At first the government of Mugabe abided by the terms of the Lancaster House agreements, however slowly, then more rapidly it became apparent to the entire Zimbabwean population that Mugabe was nothing more than a tyrant enriching himself and his cronies at the expense of his countrymen.

 Under Mugabe’s Marxist rule, Zimbabwe had gone from a food exporter to food importer with much of the population starving. In the 1980’s the AIDS epidemic hit and the incompetent government was unfit to deal with the crisis. The white population was harassed, then terrorized into fleeing the country, and the Ndebele tribe suffered genocidal ethnic cleansing. As the years of corruption turned into decades, the Zimbabwean currency collapsed, and the currency was suspended. In 2015 a 100 trillion dollar Zimbabwean note was worth 40 U.S. cents. 

Finally, Prime Minister Mugabe’s own henchmen had had enough of him, and he was forced out. Mugabe fled the country to Singapore where he died in 2017.

For a brief second after Mugabe was deposed it looked as if democracy might have a chance to take hold in Zimbabwe, thus beginning the long process of recovery. However, those hopes have been dashed by tyrants now governing Zimbabwe who are the same as Mugabe, only the names have changed.
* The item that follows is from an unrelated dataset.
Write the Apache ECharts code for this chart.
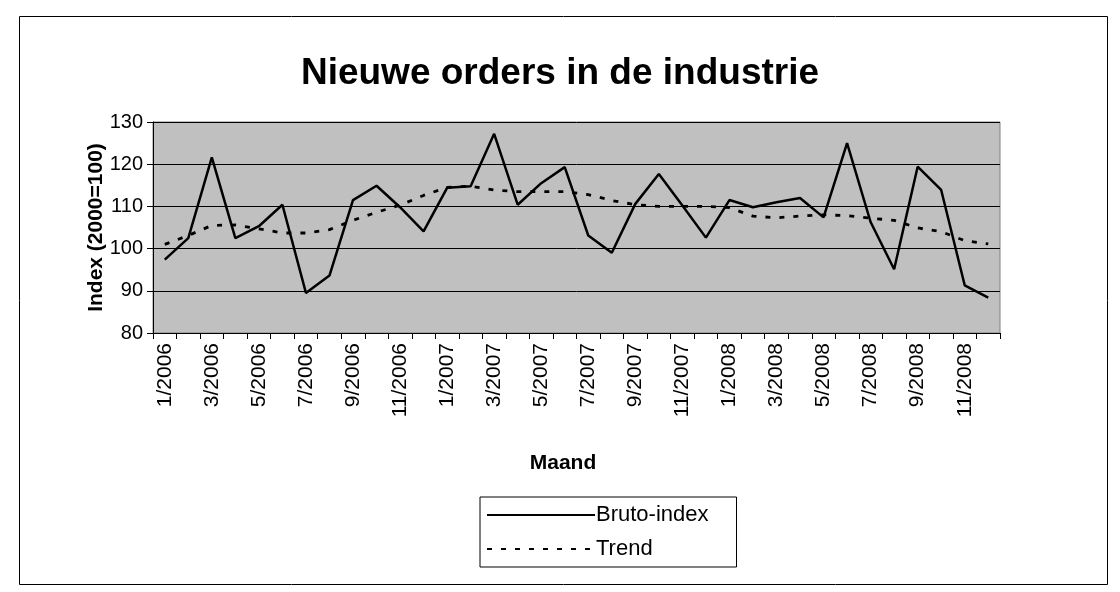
<!DOCTYPE html>
<html>
<head>
<meta charset="utf-8">
<script src="https://cdn.jsdelivr.net/npm/echarts@6/dist/echarts.min.js"></script>
<style>
html,body{margin:0;padding:0;background:#fff;}
#c{width:1120px;height:592px;}
</style>
</head>
<body>
<div id="c"></div>
<script>
var months = ['1/2006','2/2006','3/2006','4/2006','5/2006','6/2006','7/2006','8/2006','9/2006','10/2006','11/2006','12/2006',
              '1/2007','2/2007','3/2007','4/2007','5/2007','6/2007','7/2007','8/2007','9/2007','10/2007','11/2007','12/2007',
              '1/2008','2/2008','3/2008','4/2008','5/2008','6/2008','7/2008','8/2008','9/2008','10/2008','11/2008','12/2008'];
var bruto = [97.4, 102.5, 121.6, 102.5, 105.3, 110.4, 89.5, 93.6, 111.5, 114.9, 109.8, 104.1,
             114.4, 114.8, 127.2, 110.4, 115.5, 119.3, 103.1, 99.0, 110.6, 117.7, 110.2, 102.6,
             111.5, 109.8, 111.0, 112.0, 107.4, 125.0, 106.3, 95.1, 119.4, 113.9, 91.3, 88.4];
var trend = [101.0, 103.1, 105.5, 105.6, 104.7, 103.7, 103.7, 104.5, 106.7, 108.6, 110.3, 112.6,
             114.5, 114.8, 113.9, 113.5, 113.5, 113.5, 112.8, 111.4, 110.4, 110.0, 110.0, 110.0,
             109.7, 107.7, 107.3, 107.7, 108.0, 107.8, 107.2, 106.7, 104.9, 104.0, 101.9, 101.1];
var yTicks = [80, 90, 100, 110, 120, 130];

var FONT = 'Liberation Sans, Arial, sans-serif';
var chart = echarts.init(document.getElementById('c'), null, {renderer: 'canvas'});
chart.setOption({
  animation: false,
  backgroundColor: '#ffffff',
  textStyle: {fontFamily: FONT, color: '#000'},
  graphic: [{
    type: 'rect', left: 17, top: 14, z: -1,
    shape: {width: 1088, height: 568},
    style: {fill: 'none', stroke: '#000', lineWidth: 1}
  }, {
    type: 'text', x: 563, y: 463,
    style: {text: 'Maand', fill: '#000', font: 'bold 21px ' + FONT, textAlign: 'center', textVerticalAlign: 'middle'}
  }],
  title: {
    text: 'Nieuwe orders in de industrie',
    left: 'center', top: 50,
    textStyle: {fontFamily: FONT, fontSize: 37, fontWeight: 'bold', color: '#000'}
  },
  grid: {
    left: 153, right: 120, top: 122, bottom: 259,
    show: true, backgroundColor: '#c0c0c0', borderColor: '#808080', borderWidth: 1
  },
  legend: {
    orient: 'vertical',
    left: 480, top: 497,
    data: ['Bruto-index', 'Trend'],
    itemWidth: 108, itemHeight: 14, itemGap: 12,
    padding: [7, 28, 7, 6],
    borderColor: '#000', borderWidth: 1,
    itemStyle: {opacity: 0},
    textStyle: {fontFamily: FONT, fontSize: 22, color: '#000', padding: [0, 0, 0, -4]}
  },
  xAxis: {
    type: 'category',
    data: months,
    boundaryGap: true,
    axisLine: {lineStyle: {color: '#000', width: 1}},
    axisTick: {show: true, interval: 0, length: 6, lineStyle: {color: '#000'}},
    axisLabel: {interval: 1, rotate: 90, fontFamily: FONT, fontSize: 21, color: '#000', margin: 10}
  },
  yAxis: {
    type: 'value', min: yTicks[0], max: yTicks[yTicks.length - 1], interval: 10,
    name: 'Index (2000=100)', nameLocation: 'middle', nameGap: 46, nameMoveOverlap: false,
    nameTextStyle: {fontFamily: FONT, fontSize: 21, fontWeight: 'bold', color: '#000'},
    axisLine: {show: true, lineStyle: {color: '#000', width: 1}},
    axisTick: {show: true, length: 6, inside: false, lineStyle: {color: '#000'}},
    axisLabel: {fontFamily: FONT, fontSize: 20, color: '#000', margin: 10},
    splitLine: {show: true, lineStyle: {color: '#000', width: 1}}
  },
  series: [{
    name: 'Bruto-index', type: 'line', data: bruto,
    symbol: 'none', showSymbol: false,
    lineStyle: {color: '#000', width: 2.5, type: 'solid'},
    itemStyle: {color: '#000'}
  }, {
    name: 'Trend', type: 'line', data: trend,
    symbol: 'none', showSymbol: false,
    lineStyle: {color: '#000', width: 2.8, type: [5, 9]},
    itemStyle: {color: '#000'}
  }]
});
</script>
</body>
</html>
Today Zimbabwe is a basket case, with a non-existent currency, hopelessly corrupt, the rule of law is absent. Zimbabwe survives only by receiving foreign aid. Agriculture, manufacturing, mining and tourism are now only a shell of what they used to be. And there is very little employment for the population. The coronavirus has now struck the beleaguered nation, and the country’s youth see their situation as hopeless and without a future, over half the youth are now abusing opiate laced cough syrup to escape their reality.

 The psychotic despot Mugabe and the Marxist, promised the Zimbabwean people freedom, peace, prosperity instead Zimbabwean’s received brutal oppression, constant turmoil and crushing poverty. Hopefully Zimbabwe can serve as a point of reference to other nations or individuals that entertain thoughts of a Socialist or Marxist utopia.